Find the lines containing the word "seaborn" and copy every one of them.

== == ==

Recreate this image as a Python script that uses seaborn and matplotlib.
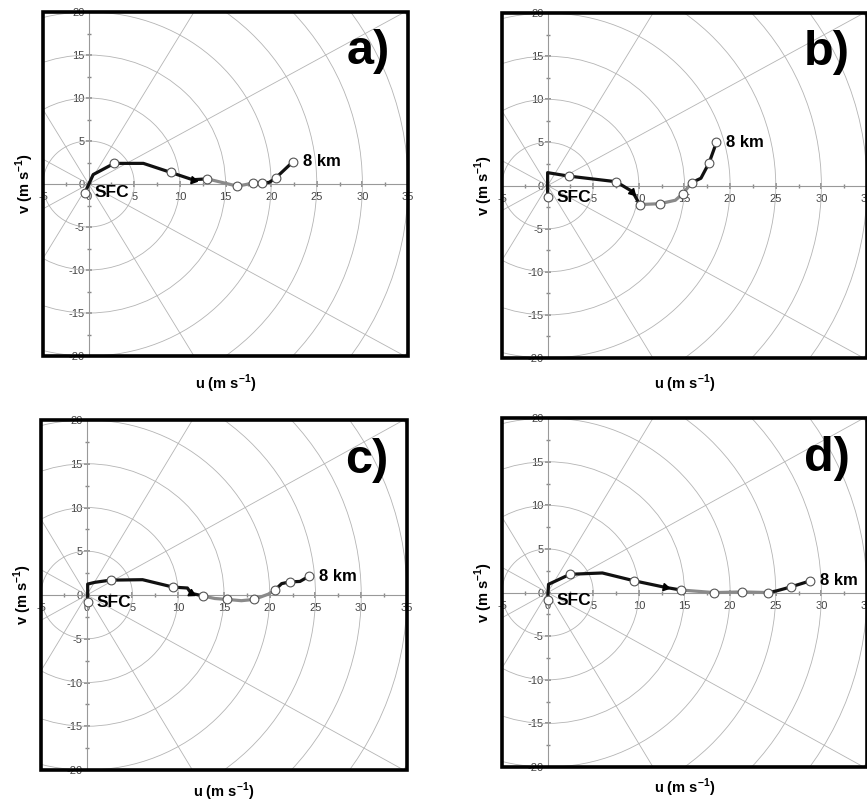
import numpy as np
import pandas as pd
import matplotlib
matplotlib.use("Agg")
import matplotlib.pyplot as plt
import seaborn as sns
from matplotlib.patches import Circle, Rectangle
from matplotlib.ticker import MultipleLocator

# hodograph winds (m/s), surface to 8 km
u_a = [-0.4, 0.5, 2.8, 6.0, 9.0, 11.4, 13.0, 16.3, 18.0, 19.0, 19.8, 20.5, 22.4]
v_a = [-1.0, 1.1, 2.4, 2.4, 1.35, 0.5, 0.6, -0.25, 0.1, 0.1, 0.2, 0.7, 2.6]
rings_a = [0, 2, 4, 6, 7, 8, 9, 11, 12]
arrow_a = 5
gray_a = (6, 9)

u_b = [0.0, 0.0, 2.3, 7.5, 9.3, 10.1, 12.3, 14.0, 14.8, 15.8, 16.8, 17.7, 18.5]
v_b = [-1.35, 1.5, 1.1, 0.45, -0.7, -2.2, -2.1, -1.7, -0.95, 0.35, 0.85, 2.65, 5.0]
rings_b = [0, 2, 3, 5, 6, 8, 9, 11, 12]
arrow_b = 4
gray_b = (5, 9)

u_c = [0.1, 0.1, 0.9, 2.6, 6.1, 9.45, 11.0, 11.4, 12.75, 14.0, 15.3, 16.9, 18.3,
       19.85, 20.6, 21.3, 22.2, 23.3, 24.3]
v_c = [-0.85, 1.25, 1.45, 1.7, 1.75, 0.9, 0.8, 0.2, -0.12, -0.4, -0.5, -0.65, -0.5,
       0.1, 0.6, 1.3, 1.5, 1.55, 2.15]
rings_c = [0, 3, 5, 8, 10, 12, 14, 16, 18]
arrow_c = 7
gray_c = (8, 14)

u_d = [0.0, 0.1, 2.45, 6.0, 9.5, 12.9, 14.6, 18.25, 21.35, 24.2, 25.1, 26.65, 28.8]
v_d = [-0.85, 0.95, 2.1, 2.25, 1.35, 0.6, 0.3, 0.0, 0.08, 0.0, 0.2, 0.65, 1.35]
rings_d = [0, 2, 4, 6, 7, 8, 9, 11, 12]
arrow_d = 5
gray_d = (6, 9)

letters = ["a)", "b)", "c)", "d)"]
x_ticks = list(range(-5, 40, 5))
y_ticks = list(range(-20, 25, 5))
ring_radii = [5, 10, 15, 20, 25, 30, 35, 40, 45]
spoke_angles = [30, 60, 120, 150]

sns.set_theme(style="white")
plt.rcParams["font.family"] = ["Liberation Sans", "DejaVu Sans"]
plt.rcParams["mathtext.fontset"] = "custom"
plt.rcParams["mathtext.rm"] = "Liberation Sans"
plt.rcParams["mathtext.bf"] = "Liberation Sans:bold"
plt.rcParams["axes.unicode_minus"] = False
plt.rcParams["text.color"] = "black"

grid_col = "#b4b4b4"
line_cols = {"black": "#111111", "gray": "#8a8a8a"}


def draw_panel(ax, letter, u, v, rings, arrow, gray):
    ax.set_xlim(-5, 35)
    ax.set_ylim(-20, 20)

    # polar grid
    for r in ring_radii:
        ax.add_patch(Circle((0, 0), r, fill=False, ec=grid_col, lw=0.6, zorder=1))
    for ang in spoke_angles:
        ax.axline((0, 0), slope=np.tan(np.radians(ang)), color=grid_col, lw=0.6, zorder=1)

    df = pd.DataFrame({"u": u, "v": v})
    n = len(df)
    g0, g1 = gray
    for i0, i1, part in [(0, g0, "black"), (g0, g1, "gray"), (g1, n - 1, "black")]:
        sns.lineplot(data=df.iloc[i0:i1 + 1], x="u", y="v", sort=False, estimator=None,
                     color=line_cols[part], linewidth=2.3, ax=ax, zorder=3)
    sns.scatterplot(data=df.iloc[rings], x="u", y="v", s=40, color="white",
                    edgecolor="#555555", linewidth=0.8, ax=ax, zorder=4)

    # direction arrow
    du = u[arrow + 1] - u[arrow - 1]
    dv = v[arrow + 1] - v[arrow - 1]
    theta = np.degrees(np.arctan2(dv, du))
    ax.plot(u[arrow], v[arrow], marker=(3, 0, theta - 90), ms=6, color="black", zorder=5)

    ax.set_xlabel("")
    ax.set_ylabel("")

    # axes through origin
    ax.spines["left"].set_position(("data", 0))
    ax.spines["bottom"].set_position(("data", 0))
    for s in ["left", "bottom"]:
        ax.spines[s].set_color("#999999")
        ax.spines[s].set_linewidth(0.8)
        ax.spines[s].set_zorder(2)
    ax.spines["top"].set_visible(False)
    ax.spines["right"].set_visible(False)
    ax.set_xticks(x_ticks)
    ax.set_yticks(y_ticks)
    ax.xaxis.set_minor_locator(MultipleLocator(2.5))
    ax.yaxis.set_minor_locator(MultipleLocator(2.5))
    ax.tick_params(which="both", direction="inout", color="#888888", bottom=True, left=True,
                   labelsize=8, labelcolor="#444444")
    ax.tick_params(which="major", length=4)
    ax.tick_params(which="minor", length=3)
    ax.tick_params(axis="x", pad=4)
    ax.tick_params(axis="y", pad=1)

    ax.add_patch(Rectangle((0, 0), 1, 1, transform=ax.transAxes, fill=False, ec="black",
                           lw=2.6, clip_on=False, zorder=6))

    ax.text(u[0] + 1.0, v[0], "SFC", fontsize=12.5, fontweight="bold", ha="left",
            va="center", zorder=5)
    ax.annotate("8 km", (u[-1], v[-1]), xytext=(7, 0), textcoords="offset points",
                fontsize=12, fontweight="bold", ha="left", va="center", zorder=5)
    ax.text(0.89, 0.885, letter, transform=ax.transAxes, fontsize=35, fontweight="bold",
            ha="center", va="center", color="black")
    ax.text(-0.05, 0.5, r"v (m s$^{\mathbf{-1}}$)", transform=ax.transAxes, rotation=90,
            fontsize=10.5, fontweight="bold", ha="center", va="center")


fig = plt.figure(figsize=(8.67, 8.02), dpi=100)
positions = [
    [0.0496, 0.5561, 0.421, 0.4289],
    [0.579, 0.5536, 0.421, 0.430],
    [0.0473, 0.0399, 0.4221, 0.4364],
    [0.579, 0.0436, 0.421, 0.435],
]
data = [
    (u_a, v_a, rings_a, arrow_a, gray_a),
    (u_b, v_b, rings_b, arrow_b, gray_b),
    (u_c, v_c, rings_c, arrow_c, gray_c),
    (u_d, v_d, rings_d, arrow_d, gray_d),
]
u_label_y = [-0.08, -0.075, -0.062, -0.06]

for k, pos in enumerate(positions):
    ax = fig.add_axes(pos)
    u, v, rings, arrow, gray = data[k]
    draw_panel(ax, letters[k], u, v, rings, arrow, gray)
    ax.text(0.5, u_label_y[k], r"u (m s$^{\mathbf{-1}}$)", transform=ax.transAxes,
            fontsize=10.5, fontweight="bold", ha="center", va="center")

fig.savefig("out.png", dpi=100)
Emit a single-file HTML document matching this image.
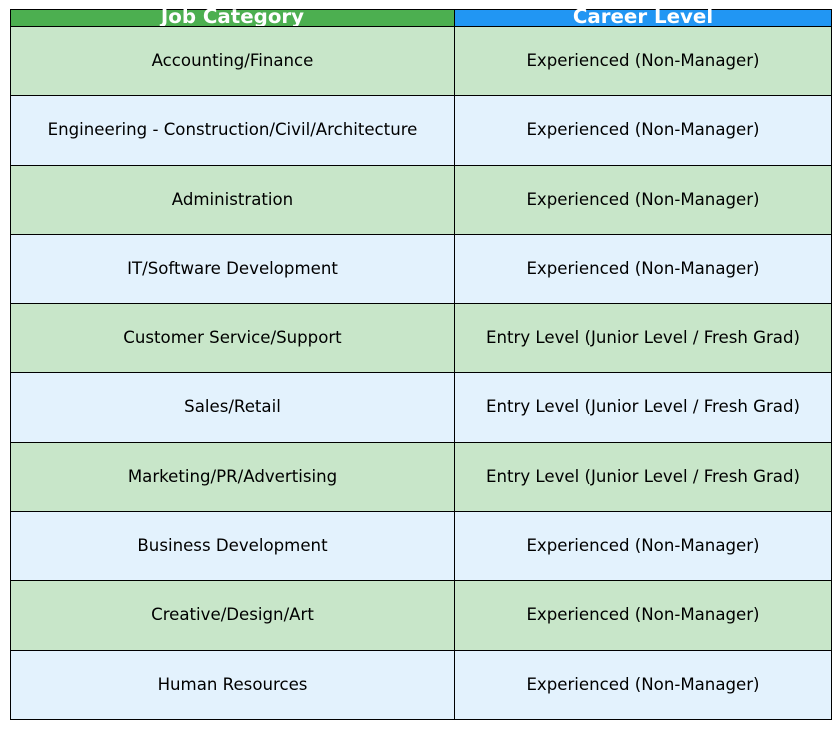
<!DOCTYPE html>
<html><head><style>
body{margin:0;width:840px;height:729px;background:#fff;position:relative;font-family:"DejaVu Sans","Liberation Sans",sans-serif;overflow:hidden}
.c{position:absolute;box-sizing:border-box;border:1px solid #000;display:flex;align-items:center;justify-content:center;font-size:16.6px;color:#000;white-space:nowrap;padding-bottom:2px}
.h{color:#fff;font-weight:bold;font-size:19.8px;overflow:visible;padding-bottom:3px}
</style></head><body>
<div class="c h" style="left:10px;top:9px;width:445px;height:18px;background:#4CAF50">Job Category</div>
<div class="c h" style="left:454px;top:9px;width:378px;height:18px;background:#2196F3">Career Level</div>
<div id="rows"></div>
<script>
var d=[["Accounting/Finance","Experienced (Non-Manager)"],["Engineering - Construction/Civil/Architecture","Experienced (Non-Manager)"],["Administration","Experienced (Non-Manager)"],["IT/Software Development","Experienced (Non-Manager)"],["Customer Service/Support","Entry Level (Junior Level / Fresh Grad)"],["Sales/Retail","Entry Level (Junior Level / Fresh Grad)"],["Marketing/PR/Advertising","Entry Level (Junior Level / Fresh Grad)"],["Business Development","Experienced (Non-Manager)"],["Creative/Design/Art","Experienced (Non-Manager)"],["Human Resources","Experienced (Non-Manager)"]];
var y=[26,95,165,234,303,372,442,511,580,650,719],h="";
for(var i=0;i<10;i++){var bg=i%2?"#E3F2FD":"#C8E6C9";var t=y[i],hh=y[i+1]-y[i]+1;
h+='<div class="c" style="left:10px;top:'+t+'px;width:445px;height:'+hh+'px;background:'+bg+'">'+d[i][0]+'</div>';
h+='<div class="c" style="left:454px;top:'+t+'px;width:378px;height:'+hh+'px;background:'+bg+'">'+d[i][1]+'</div>';}
document.getElementById("rows").innerHTML=h;
</script>
</body></html>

== == ==

SOLUTION FOR THIS TASK:
Recreate this image as a Python script that uses seaborn and matplotlib.
import seaborn as sns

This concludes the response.